## Given material
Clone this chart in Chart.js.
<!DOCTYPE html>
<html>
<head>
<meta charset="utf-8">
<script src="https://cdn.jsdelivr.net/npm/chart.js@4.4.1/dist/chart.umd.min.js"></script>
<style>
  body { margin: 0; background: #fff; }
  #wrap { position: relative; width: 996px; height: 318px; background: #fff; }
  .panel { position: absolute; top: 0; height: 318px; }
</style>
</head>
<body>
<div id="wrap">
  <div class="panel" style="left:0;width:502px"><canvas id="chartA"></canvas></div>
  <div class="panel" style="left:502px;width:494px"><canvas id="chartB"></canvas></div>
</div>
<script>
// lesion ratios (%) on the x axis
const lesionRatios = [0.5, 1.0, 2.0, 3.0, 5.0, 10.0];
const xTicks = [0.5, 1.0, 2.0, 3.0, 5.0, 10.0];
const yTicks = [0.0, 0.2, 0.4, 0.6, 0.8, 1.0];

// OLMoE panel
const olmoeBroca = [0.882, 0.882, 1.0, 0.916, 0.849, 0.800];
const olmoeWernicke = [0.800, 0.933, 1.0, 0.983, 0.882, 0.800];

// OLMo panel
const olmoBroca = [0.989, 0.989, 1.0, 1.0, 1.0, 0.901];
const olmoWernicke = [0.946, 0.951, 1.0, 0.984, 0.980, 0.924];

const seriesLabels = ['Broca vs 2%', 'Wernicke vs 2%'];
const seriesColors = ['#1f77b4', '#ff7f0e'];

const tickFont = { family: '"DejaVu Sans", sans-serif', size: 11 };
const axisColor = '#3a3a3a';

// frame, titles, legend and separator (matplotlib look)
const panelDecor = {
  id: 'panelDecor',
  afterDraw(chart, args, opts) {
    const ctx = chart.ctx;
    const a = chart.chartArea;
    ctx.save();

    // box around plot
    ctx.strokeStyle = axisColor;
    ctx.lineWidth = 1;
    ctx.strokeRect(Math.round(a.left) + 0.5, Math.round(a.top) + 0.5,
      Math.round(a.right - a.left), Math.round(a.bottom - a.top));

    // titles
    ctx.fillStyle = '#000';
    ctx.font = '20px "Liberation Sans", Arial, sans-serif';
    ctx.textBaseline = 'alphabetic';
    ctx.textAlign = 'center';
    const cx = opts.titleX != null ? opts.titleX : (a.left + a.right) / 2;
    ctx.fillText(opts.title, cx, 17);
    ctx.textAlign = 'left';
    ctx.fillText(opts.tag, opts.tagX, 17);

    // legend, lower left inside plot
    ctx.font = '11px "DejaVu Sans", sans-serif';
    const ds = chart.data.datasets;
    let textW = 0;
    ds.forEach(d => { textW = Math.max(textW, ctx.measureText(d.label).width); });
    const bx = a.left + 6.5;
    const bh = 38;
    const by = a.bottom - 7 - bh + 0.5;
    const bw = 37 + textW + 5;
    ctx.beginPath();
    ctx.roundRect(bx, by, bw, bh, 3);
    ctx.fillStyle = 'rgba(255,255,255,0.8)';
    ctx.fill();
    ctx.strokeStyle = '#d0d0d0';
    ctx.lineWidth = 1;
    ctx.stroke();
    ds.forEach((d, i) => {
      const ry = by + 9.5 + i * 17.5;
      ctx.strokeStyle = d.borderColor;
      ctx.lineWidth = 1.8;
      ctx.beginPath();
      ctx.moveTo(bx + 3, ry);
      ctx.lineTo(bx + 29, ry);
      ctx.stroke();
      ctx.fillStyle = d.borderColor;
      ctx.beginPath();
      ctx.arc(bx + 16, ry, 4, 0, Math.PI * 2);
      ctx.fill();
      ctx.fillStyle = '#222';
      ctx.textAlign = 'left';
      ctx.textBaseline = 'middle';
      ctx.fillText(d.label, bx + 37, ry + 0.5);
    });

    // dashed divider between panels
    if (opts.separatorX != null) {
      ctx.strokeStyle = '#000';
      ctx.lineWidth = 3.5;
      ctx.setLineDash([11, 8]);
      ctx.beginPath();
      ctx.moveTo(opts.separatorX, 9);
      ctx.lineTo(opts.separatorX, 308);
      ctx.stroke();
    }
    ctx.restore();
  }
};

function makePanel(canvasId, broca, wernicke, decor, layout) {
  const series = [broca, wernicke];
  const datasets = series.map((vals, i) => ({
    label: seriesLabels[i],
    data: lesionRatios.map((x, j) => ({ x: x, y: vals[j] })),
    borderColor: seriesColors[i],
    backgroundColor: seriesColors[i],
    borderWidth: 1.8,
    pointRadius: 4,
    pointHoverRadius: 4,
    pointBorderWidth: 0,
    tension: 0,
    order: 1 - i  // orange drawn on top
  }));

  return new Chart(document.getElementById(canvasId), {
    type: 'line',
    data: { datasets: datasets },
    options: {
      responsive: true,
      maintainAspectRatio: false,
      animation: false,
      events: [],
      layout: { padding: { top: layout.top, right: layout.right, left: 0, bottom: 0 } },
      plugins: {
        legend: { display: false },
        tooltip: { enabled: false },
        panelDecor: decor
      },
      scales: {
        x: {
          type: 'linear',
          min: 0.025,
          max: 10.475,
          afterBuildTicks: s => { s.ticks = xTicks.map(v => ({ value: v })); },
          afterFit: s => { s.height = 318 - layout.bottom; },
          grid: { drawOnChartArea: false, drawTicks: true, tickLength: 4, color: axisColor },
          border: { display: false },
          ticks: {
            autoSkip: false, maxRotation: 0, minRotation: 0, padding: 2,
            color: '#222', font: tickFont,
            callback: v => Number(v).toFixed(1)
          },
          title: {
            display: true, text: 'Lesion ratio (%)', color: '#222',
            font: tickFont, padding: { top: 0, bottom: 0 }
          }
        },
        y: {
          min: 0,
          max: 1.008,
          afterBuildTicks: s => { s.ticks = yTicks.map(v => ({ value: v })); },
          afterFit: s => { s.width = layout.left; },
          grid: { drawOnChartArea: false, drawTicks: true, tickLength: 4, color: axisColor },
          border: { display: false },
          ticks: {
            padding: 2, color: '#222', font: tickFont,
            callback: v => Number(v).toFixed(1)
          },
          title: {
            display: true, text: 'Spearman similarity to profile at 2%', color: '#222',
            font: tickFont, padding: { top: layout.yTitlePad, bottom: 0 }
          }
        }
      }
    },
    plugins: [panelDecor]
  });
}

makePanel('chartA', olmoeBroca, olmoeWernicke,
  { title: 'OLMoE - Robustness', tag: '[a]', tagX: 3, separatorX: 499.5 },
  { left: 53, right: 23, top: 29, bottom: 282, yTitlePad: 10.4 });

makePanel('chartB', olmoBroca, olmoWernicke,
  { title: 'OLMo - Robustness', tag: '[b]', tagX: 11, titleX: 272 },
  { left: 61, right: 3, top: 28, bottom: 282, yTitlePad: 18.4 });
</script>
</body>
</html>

## Requirement
Your task is to repeat the data exactly; please include every line.

## The answer
Clone this chart in Chart.js.
<!DOCTYPE html>
<html>
<head>
<meta charset="utf-8">
<script src="https://cdn.jsdelivr.net/npm/chart.js@4.4.1/dist/chart.umd.min.js"></script>
<style>
  body { margin: 0; background: #fff; }
  #wrap { position: relative; width: 996px; height: 318px; background: #fff; }
  .panel { position: absolute; top: 0; height: 318px; }
</style>
</head>
<body>
<div id="wrap">
  <div class="panel" style="left:0;width:502px"><canvas id="chartA"></canvas></div>
  <div class="panel" style="left:502px;width:494px"><canvas id="chartB"></canvas></div>
</div>
<script>
// lesion ratios (%) on the x axis
const lesionRatios = [0.5, 1.0, 2.0, 3.0, 5.0, 10.0];
const xTicks = [0.5, 1.0, 2.0, 3.0, 5.0, 10.0];
const yTicks = [0.0, 0.2, 0.4, 0.6, 0.8, 1.0];

// OLMoE panel
const olmoeBroca = [0.882, 0.882, 1.0, 0.916, 0.849, 0.800];
const olmoeWernicke = [0.800, 0.933, 1.0, 0.983, 0.882, 0.800];

// OLMo panel
const olmoBroca = [0.989, 0.989, 1.0, 1.0, 1.0, 0.901];
const olmoWernicke = [0.946, 0.951, 1.0, 0.984, 0.980, 0.924];

const seriesLabels = ['Broca vs 2%', 'Wernicke vs 2%'];
const seriesColors = ['#1f77b4', '#ff7f0e'];

const tickFont = { family: '"DejaVu Sans", sans-serif', size: 11 };
const axisColor = '#3a3a3a';

// frame, titles, legend and separator (matplotlib look)
const panelDecor = {
  id: 'panelDecor',
  afterDraw(chart, args, opts) {
    const ctx = chart.ctx;
    const a = chart.chartArea;
    ctx.save();

    // box around plot
    ctx.strokeStyle = axisColor;
    ctx.lineWidth = 1;
    ctx.strokeRect(Math.round(a.left) + 0.5, Math.round(a.top) + 0.5,
      Math.round(a.right - a.left), Math.round(a.bottom - a.top));

    // titles
    ctx.fillStyle = '#000';
    ctx.font = '20px "Liberation Sans", Arial, sans-serif';
    ctx.textBaseline = 'alphabetic';
    ctx.textAlign = 'center';
    const cx = opts.titleX != null ? opts.titleX : (a.left + a.right) / 2;
    ctx.fillText(opts.title, cx, 17);
    ctx.textAlign = 'left';
    ctx.fillText(opts.tag, opts.tagX, 17);

    // legend, lower left inside plot
    ctx.font = '11px "DejaVu Sans", sans-serif';
    const ds = chart.data.datasets;
    let textW = 0;
    ds.forEach(d => { textW = Math.max(textW, ctx.measureText(d.label).width); });
    const bx = a.left + 6.5;
    const bh = 38;
    const by = a.bottom - 7 - bh + 0.5;
    const bw = 37 + textW + 5;
    ctx.beginPath();
    ctx.roundRect(bx, by, bw, bh, 3);
    ctx.fillStyle = 'rgba(255,255,255,0.8)';
    ctx.fill();
    ctx.strokeStyle = '#d0d0d0';
    ctx.lineWidth = 1;
    ctx.stroke();
    ds.forEach((d, i) => {
      const ry = by + 9.5 + i * 17.5;
      ctx.strokeStyle = d.borderColor;
      ctx.lineWidth = 1.8;
      ctx.beginPath();
      ctx.moveTo(bx + 3, ry);
      ctx.lineTo(bx + 29, ry);
      ctx.stroke();
      ctx.fillStyle = d.borderColor;
      ctx.beginPath();
      ctx.arc(bx + 16, ry, 4, 0, Math.PI * 2);
      ctx.fill();
      ctx.fillStyle = '#222';
      ctx.textAlign = 'left';
      ctx.textBaseline = 'middle';
      ctx.fillText(d.label, bx + 37, ry + 0.5);
    });

    // dashed divider between panels
    if (opts.separatorX != null) {
      ctx.strokeStyle = '#000';
      ctx.lineWidth = 3.5;
      ctx.setLineDash([11, 8]);
      ctx.beginPath();
      ctx.moveTo(opts.separatorX, 9);
      ctx.lineTo(opts.separatorX, 308);
      ctx.stroke();
    }
    ctx.restore();
  }
};

function makePanel(canvasId, broca, wernicke, decor, layout) {
  const series = [broca, wernicke];
  const datasets = series.map((vals, i) => ({
    label: seriesLabels[i],
    data: lesionRatios.map((x, j) => ({ x: x, y: vals[j] })),
    borderColor: seriesColors[i],
    backgroundColor: seriesColors[i],
    borderWidth: 1.8,
    pointRadius: 4,
    pointHoverRadius: 4,
    pointBorderWidth: 0,
    tension: 0,
    order: 1 - i  // orange drawn on top
  }));

  return new Chart(document.getElementById(canvasId), {
    type: 'line',
    data: { datasets: datasets },
    options: {
      responsive: true,
      maintainAspectRatio: false,
      animation: false,
      events: [],
      layout: { padding: { top: layout.top, right: layout.right, left: 0, bottom: 0 } },
      plugins: {
        legend: { display: false },
        tooltip: { enabled: false },
        panelDecor: decor
      },
      scales: {
        x: {
          type: 'linear',
          min: 0.025,
          max: 10.475,
          afterBuildTicks: s => { s.ticks = xTicks.map(v => ({ value: v })); },
          afterFit: s => { s.height = 318 - layout.bottom; },
          grid: { drawOnChartArea: false, drawTicks: true, tickLength: 4, color: axisColor },
          border: { display: false },
          ticks: {
            autoSkip: false, maxRotation: 0, minRotation: 0, padding: 2,
            color: '#222', font: tickFont,
            callback: v => Number(v).toFixed(1)
          },
          title: {
            display: true, text: 'Lesion ratio (%)', color: '#222',
            font: tickFont, padding: { top: 0, bottom: 0 }
          }
        },
        y: {
          min: 0,
          max: 1.008,
          afterBuildTicks: s => { s.ticks = yTicks.map(v => ({ value: v })); },
          afterFit: s => { s.width = layout.left; },
          grid: { drawOnChartArea: false, drawTicks: true, tickLength: 4, color: axisColor },
          border: { display: false },
          ticks: {
            padding: 2, color: '#222', font: tickFont,
            callback: v => Number(v).toFixed(1)
          },
          title: {
            display: true, text: 'Spearman similarity to profile at 2%', color: '#222',
            font: tickFont, padding: { top: layout.yTitlePad, bottom: 0 }
          }
        }
      }
    },
    plugins: [panelDecor]
  });
}

makePanel('chartA', olmoeBroca, olmoeWernicke,
  { title: 'OLMoE - Robustness', tag: '[a]', tagX: 3, separatorX: 499.5 },
  { left: 53, right: 23, top: 29, bottom: 282, yTitlePad: 10.4 });

makePanel('chartB', olmoBroca, olmoWernicke,
  { title: 'OLMo - Robustness', tag: '[b]', tagX: 11, titleX: 272 },
  { left: 61, right: 3, top: 28, bottom: 282, yTitlePad: 18.4 });
</script>
</body>
</html>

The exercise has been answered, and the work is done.